Re: Israel–United States relations and associated politics

Posted: Sun Apr 14, 2024 10:56 pm
by Unagi
My rough outline of a timeline/list of events...
(I'm sharing this to invite feedback and counter opinions/discussions - I'm open)

1. Jews & Arabs live in the area.
2. Outside this area, Jews are treated just absurdly >horribly< (understatement of the year), about as bad as any people have ever been treated 'as a people' in the last ~500 odd years.
3. Outside this area, the war in which they were (above) treated is concluded and they are given "Israel" by a Europe in great control of the area's "say-so".
4. Shit goes down and Arabs and Jews hate each other even more.
5a. Shit goes down and Israel wins, they will never look back, and will never formally look at themselves as "in friendly territory" and they will focus forever on the enemies they are surrounded by.
5b. Shit goes down and Israel wins, Arabs will never look back, and will never formally look at themselves as "safe" and they will focus forever on the enemies they are curtailed by - who are blessed by Europe/"the west"

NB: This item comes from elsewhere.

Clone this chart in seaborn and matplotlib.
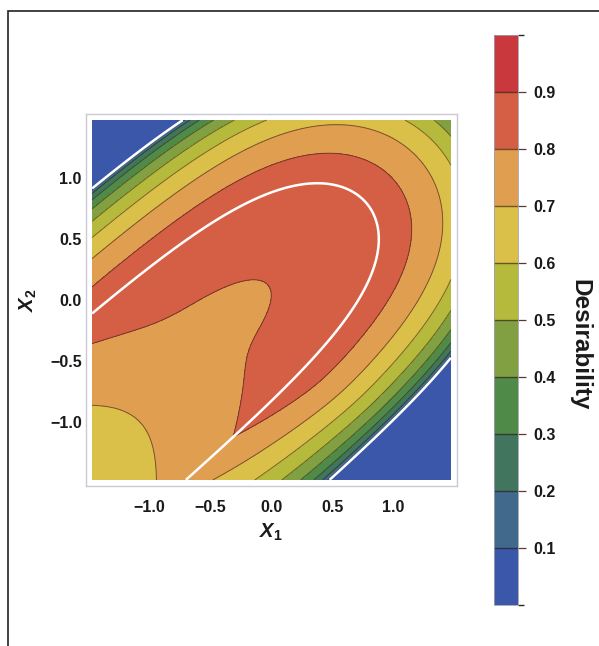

Years (a generation +) pass where Israel dominates Gaza. Gaza is internally ruled and represented by horrible people who will only see blood and war as the resolution to their situation.
Rockets launcnhed into Israel for a generation +. AND it can't be ignored - never has a moment passed where a large element of the Muslim leadership of the area didn't outwardly push for the total elimination of the Jewish people from their area. One can only go on faith that VR is equally frustrated by all of their positions/statements on this matter.

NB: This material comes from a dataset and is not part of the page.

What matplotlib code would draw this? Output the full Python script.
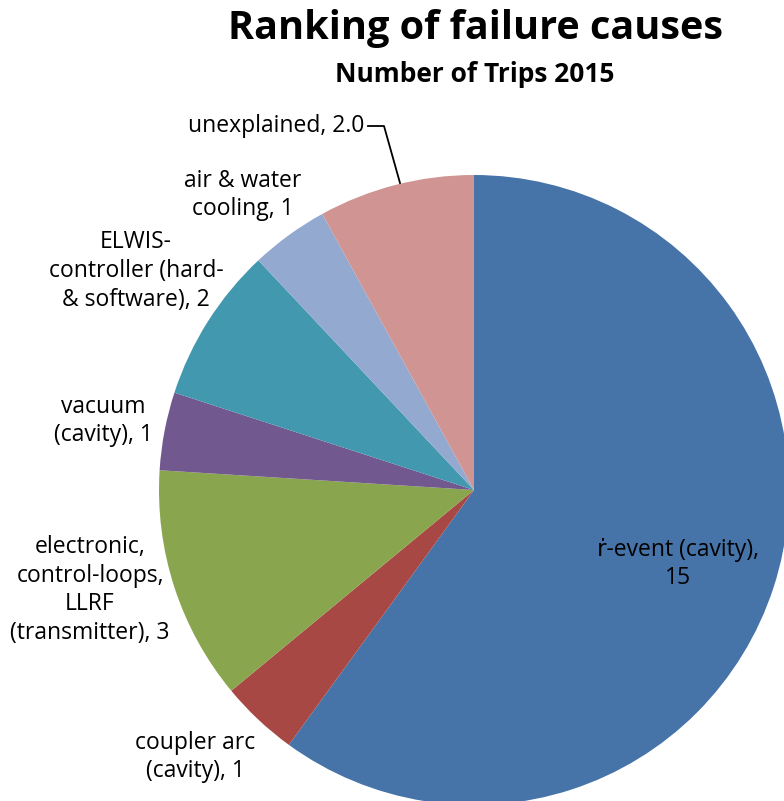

Israel is eventually/currently ruled by people who realize history is eventually forgiving and they are in a good position to do what they want - yet this comes at a time when the world is more aware and critical of behavior in all of history.

What to do...

Gaza is ruled by people whom I can't explain nor care to defend, who clearly saw no other path forward but to brutally slaughter totally innocent and unsuspecting people living their lives in peace and excellence (basically the biggest human transgressions we can witness - so yeah , fuck-you!-Hamas ) and who just wanted truly --no part or say-- in the tragic lives of the random person in Gaza.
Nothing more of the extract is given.